Written exercise –
Leave out every picture. Copy exactly the lines from the one holding "Write the seaborn" through the one holding "import pandas as pd".

— BEGIN Material for this exercise —

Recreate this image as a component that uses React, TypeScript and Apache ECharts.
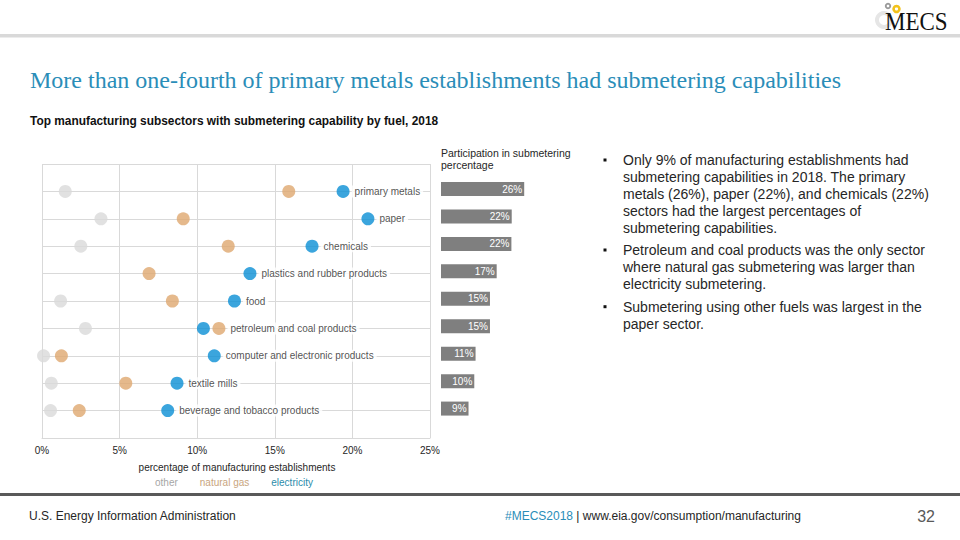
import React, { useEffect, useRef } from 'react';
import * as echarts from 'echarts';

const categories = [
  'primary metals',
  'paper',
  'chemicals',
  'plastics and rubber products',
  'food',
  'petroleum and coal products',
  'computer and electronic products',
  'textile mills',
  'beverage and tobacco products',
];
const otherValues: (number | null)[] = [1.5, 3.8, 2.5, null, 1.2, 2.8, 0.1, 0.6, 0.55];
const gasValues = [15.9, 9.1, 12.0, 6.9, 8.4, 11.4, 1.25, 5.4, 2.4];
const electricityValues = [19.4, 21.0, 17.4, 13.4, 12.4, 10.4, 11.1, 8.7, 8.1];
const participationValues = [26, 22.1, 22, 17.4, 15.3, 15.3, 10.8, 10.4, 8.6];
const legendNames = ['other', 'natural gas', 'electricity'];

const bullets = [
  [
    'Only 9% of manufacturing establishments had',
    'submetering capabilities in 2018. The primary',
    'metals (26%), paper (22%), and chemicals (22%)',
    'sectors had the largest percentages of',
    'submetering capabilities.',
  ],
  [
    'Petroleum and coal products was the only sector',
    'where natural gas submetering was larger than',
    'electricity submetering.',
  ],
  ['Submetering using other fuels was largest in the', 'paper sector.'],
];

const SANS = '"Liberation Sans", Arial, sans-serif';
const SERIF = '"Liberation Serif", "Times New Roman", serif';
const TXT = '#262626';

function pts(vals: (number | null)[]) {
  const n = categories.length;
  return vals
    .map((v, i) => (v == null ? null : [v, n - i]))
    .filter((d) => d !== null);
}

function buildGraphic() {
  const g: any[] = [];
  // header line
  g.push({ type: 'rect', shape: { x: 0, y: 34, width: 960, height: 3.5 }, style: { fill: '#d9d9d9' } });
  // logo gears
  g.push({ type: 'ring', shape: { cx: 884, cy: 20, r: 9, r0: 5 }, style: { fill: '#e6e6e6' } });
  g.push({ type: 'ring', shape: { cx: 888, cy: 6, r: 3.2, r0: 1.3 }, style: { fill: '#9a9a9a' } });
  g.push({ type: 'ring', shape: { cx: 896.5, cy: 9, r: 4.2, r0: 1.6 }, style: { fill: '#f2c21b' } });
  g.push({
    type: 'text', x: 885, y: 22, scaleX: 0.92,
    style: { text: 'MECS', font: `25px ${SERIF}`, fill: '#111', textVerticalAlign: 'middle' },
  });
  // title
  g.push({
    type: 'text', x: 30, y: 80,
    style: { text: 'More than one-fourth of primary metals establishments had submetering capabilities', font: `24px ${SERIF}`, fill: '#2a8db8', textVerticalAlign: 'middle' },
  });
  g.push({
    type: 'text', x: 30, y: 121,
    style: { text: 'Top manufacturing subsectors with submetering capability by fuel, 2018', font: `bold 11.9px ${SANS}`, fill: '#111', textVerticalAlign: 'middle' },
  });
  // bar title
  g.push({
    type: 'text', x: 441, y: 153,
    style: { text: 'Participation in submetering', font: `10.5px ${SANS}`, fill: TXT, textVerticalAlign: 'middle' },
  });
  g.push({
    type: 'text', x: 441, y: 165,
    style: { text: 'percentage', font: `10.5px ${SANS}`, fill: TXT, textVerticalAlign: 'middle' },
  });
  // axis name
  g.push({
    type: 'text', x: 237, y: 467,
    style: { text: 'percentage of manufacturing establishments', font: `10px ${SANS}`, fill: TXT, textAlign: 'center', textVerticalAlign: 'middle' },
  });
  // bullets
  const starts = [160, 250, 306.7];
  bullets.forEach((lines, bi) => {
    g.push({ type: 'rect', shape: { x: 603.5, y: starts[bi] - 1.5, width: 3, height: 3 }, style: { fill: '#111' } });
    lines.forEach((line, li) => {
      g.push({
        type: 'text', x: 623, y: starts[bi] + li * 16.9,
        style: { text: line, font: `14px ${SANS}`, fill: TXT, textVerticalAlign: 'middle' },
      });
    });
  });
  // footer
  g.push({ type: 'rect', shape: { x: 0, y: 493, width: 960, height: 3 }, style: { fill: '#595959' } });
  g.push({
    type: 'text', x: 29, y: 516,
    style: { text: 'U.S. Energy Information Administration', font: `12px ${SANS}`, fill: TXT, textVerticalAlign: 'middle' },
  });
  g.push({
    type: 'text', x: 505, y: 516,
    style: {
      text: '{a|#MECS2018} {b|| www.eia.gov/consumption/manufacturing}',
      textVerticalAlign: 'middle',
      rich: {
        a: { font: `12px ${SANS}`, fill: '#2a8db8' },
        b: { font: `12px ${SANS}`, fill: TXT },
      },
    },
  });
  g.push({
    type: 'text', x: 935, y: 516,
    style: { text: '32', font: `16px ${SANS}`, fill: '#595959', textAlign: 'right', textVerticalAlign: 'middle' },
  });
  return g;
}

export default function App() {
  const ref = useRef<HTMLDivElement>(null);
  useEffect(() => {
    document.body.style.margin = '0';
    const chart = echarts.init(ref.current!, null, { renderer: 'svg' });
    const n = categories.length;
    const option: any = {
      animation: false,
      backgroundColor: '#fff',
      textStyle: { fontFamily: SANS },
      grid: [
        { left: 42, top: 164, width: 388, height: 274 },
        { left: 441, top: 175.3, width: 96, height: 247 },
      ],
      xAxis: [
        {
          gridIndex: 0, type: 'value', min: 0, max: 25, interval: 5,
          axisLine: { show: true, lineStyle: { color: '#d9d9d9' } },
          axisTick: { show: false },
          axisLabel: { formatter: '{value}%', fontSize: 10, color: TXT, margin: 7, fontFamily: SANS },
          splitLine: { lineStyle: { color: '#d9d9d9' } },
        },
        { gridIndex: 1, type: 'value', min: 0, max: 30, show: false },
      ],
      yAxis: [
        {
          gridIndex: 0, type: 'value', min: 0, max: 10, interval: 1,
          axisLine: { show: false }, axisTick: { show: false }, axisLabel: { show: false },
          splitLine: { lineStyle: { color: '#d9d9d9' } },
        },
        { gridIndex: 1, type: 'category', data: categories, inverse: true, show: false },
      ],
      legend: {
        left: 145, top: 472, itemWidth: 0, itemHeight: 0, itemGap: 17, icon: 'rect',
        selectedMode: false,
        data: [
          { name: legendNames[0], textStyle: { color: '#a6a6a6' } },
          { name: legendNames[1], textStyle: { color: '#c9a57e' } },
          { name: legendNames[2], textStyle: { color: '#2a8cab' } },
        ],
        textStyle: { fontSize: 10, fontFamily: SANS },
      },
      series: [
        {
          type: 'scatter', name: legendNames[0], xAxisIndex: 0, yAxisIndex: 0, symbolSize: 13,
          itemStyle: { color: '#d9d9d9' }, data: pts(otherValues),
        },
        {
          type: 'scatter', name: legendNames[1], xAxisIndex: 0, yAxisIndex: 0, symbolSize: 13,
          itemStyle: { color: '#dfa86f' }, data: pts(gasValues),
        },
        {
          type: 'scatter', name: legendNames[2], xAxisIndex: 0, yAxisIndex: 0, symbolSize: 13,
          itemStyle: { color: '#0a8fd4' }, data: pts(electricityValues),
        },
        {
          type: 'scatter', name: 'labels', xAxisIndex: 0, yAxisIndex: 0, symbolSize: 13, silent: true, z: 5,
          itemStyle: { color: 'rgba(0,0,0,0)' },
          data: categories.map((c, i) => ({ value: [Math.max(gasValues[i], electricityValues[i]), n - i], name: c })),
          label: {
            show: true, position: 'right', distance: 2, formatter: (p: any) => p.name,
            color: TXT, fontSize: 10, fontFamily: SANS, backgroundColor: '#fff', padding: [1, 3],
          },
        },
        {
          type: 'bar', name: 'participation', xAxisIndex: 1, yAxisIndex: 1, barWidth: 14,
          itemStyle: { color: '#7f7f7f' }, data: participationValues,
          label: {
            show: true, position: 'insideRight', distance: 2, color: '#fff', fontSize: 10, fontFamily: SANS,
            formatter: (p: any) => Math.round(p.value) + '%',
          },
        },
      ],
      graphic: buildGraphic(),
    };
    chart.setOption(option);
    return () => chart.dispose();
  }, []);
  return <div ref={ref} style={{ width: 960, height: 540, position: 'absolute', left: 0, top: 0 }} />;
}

— END Material for this exercise —
— BEGIN Material for this exercise —

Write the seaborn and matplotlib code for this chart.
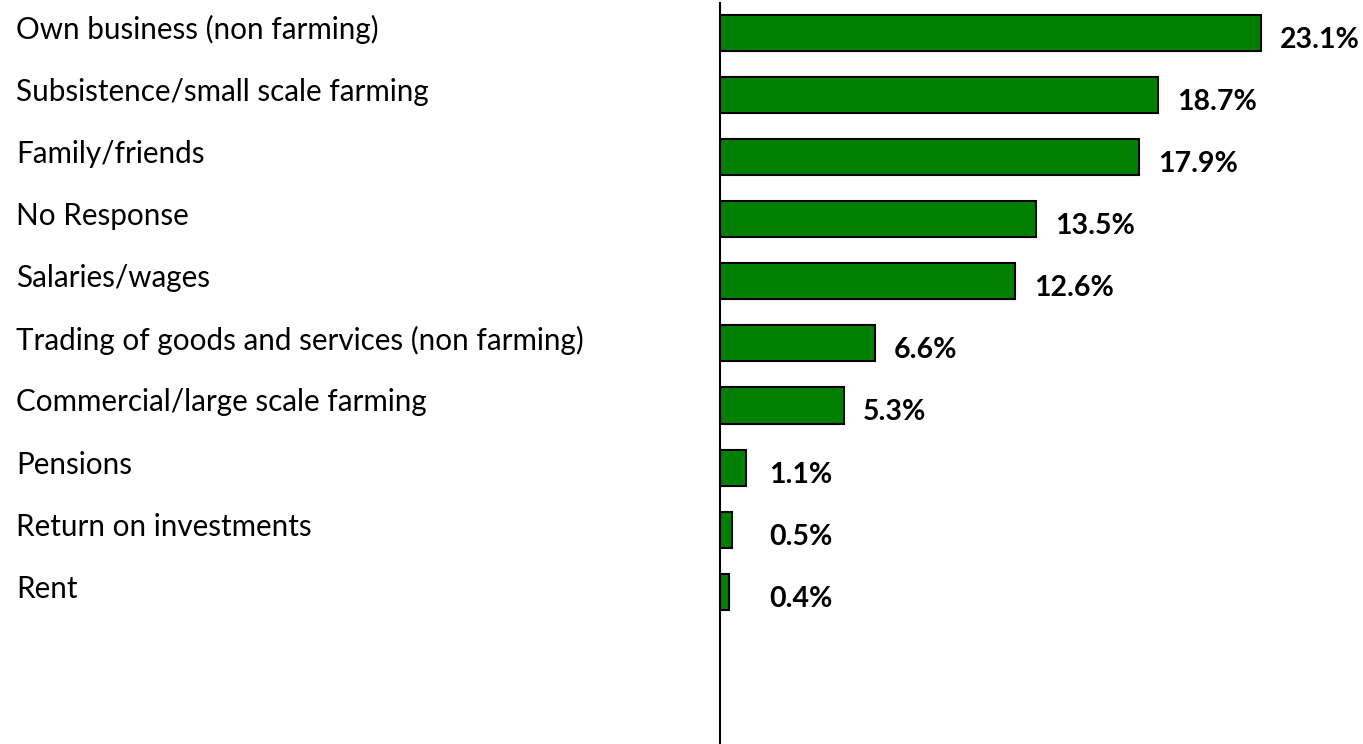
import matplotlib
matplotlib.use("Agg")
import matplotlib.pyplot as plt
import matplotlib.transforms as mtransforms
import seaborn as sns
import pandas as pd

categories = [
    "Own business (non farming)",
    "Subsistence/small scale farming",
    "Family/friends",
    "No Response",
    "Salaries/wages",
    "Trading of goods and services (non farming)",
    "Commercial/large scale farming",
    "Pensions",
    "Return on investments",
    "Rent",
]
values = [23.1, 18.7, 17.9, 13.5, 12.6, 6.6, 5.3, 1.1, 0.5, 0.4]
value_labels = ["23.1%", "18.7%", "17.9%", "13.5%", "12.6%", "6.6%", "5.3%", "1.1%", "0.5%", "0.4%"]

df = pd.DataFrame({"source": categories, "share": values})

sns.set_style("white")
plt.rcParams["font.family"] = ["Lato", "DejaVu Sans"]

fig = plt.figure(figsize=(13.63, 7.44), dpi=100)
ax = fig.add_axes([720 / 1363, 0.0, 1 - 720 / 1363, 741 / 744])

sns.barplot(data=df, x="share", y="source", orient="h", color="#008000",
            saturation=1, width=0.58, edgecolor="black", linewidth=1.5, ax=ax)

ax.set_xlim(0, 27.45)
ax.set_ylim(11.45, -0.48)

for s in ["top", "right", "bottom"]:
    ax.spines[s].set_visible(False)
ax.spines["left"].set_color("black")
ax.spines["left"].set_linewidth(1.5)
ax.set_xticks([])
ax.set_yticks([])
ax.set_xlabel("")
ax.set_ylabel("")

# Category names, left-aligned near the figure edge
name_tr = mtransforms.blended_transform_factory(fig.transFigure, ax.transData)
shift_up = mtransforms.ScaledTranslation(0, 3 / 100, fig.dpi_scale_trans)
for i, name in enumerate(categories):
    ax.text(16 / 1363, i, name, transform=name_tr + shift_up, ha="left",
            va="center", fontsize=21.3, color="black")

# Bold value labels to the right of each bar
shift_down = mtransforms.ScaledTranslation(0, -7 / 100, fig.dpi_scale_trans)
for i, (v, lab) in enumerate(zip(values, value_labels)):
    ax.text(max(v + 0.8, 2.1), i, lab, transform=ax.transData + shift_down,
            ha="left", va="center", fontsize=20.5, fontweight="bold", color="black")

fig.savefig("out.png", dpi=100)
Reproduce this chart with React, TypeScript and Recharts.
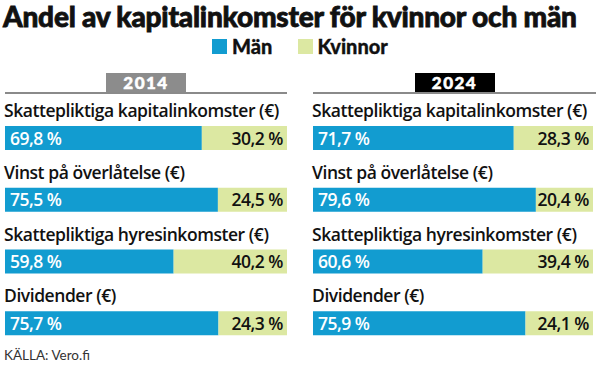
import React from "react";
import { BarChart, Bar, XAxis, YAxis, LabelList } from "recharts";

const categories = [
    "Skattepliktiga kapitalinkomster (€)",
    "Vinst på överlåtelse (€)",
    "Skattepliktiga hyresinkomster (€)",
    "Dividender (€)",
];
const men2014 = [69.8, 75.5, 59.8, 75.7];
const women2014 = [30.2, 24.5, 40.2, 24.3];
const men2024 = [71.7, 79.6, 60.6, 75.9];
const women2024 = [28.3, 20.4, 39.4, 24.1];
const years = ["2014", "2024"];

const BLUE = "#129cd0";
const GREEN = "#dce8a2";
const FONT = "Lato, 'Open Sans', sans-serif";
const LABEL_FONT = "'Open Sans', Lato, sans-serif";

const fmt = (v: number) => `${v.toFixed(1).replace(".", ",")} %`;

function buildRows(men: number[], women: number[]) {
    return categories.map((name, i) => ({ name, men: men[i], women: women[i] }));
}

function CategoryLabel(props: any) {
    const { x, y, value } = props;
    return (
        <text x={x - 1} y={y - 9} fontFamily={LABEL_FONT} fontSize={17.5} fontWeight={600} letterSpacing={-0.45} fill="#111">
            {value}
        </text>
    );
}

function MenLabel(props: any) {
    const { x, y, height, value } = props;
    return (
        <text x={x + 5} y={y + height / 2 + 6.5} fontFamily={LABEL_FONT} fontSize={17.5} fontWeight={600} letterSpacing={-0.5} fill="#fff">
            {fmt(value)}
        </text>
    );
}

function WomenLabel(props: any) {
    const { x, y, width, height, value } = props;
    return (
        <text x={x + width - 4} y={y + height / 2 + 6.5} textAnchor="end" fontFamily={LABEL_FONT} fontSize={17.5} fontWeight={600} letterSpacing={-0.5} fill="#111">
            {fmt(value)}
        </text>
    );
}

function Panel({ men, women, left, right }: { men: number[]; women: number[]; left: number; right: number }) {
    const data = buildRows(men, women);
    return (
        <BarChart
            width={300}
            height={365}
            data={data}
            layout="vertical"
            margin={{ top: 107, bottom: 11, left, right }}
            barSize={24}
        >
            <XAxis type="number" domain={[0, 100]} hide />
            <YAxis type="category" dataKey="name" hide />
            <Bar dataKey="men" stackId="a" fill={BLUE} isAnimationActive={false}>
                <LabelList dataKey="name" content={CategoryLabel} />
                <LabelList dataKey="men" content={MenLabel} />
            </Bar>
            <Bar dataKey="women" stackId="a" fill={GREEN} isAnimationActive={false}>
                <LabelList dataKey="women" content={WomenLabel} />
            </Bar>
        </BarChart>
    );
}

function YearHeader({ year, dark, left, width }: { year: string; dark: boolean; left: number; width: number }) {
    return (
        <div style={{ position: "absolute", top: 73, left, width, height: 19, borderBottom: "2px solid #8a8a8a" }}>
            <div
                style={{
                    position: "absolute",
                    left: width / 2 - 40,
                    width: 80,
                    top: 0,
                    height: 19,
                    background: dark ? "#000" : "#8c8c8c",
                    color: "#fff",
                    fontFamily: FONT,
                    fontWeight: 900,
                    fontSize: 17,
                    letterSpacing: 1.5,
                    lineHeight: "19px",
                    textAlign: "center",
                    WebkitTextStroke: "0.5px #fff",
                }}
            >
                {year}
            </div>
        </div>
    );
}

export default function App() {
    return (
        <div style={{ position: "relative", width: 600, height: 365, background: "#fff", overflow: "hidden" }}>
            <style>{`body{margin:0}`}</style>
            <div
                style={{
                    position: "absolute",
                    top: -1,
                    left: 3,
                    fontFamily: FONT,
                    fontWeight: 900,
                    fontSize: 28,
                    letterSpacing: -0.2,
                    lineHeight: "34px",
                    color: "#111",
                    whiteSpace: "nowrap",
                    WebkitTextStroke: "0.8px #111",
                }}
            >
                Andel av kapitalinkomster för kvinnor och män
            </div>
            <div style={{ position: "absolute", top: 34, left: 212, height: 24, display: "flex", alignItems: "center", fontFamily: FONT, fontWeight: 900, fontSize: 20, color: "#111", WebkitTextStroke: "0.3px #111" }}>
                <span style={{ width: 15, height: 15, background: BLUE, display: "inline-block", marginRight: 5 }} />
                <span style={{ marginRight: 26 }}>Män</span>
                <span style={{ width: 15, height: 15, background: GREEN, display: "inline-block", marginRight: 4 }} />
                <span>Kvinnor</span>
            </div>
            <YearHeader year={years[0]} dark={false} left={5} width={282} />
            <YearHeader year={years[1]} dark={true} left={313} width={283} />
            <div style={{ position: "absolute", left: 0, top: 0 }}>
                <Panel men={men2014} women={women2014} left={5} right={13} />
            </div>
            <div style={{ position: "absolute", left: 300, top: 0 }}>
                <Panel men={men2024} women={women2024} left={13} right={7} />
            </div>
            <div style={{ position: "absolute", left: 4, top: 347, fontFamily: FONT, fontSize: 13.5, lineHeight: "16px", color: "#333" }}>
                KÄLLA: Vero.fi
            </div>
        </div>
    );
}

— END Material for this exercise —

Worked answer –
Write the seaborn and matplotlib code for this chart.
import matplotlib
matplotlib.use("Agg")
import matplotlib.pyplot as plt
import matplotlib.transforms as mtransforms
import seaborn as sns
import pandas as pd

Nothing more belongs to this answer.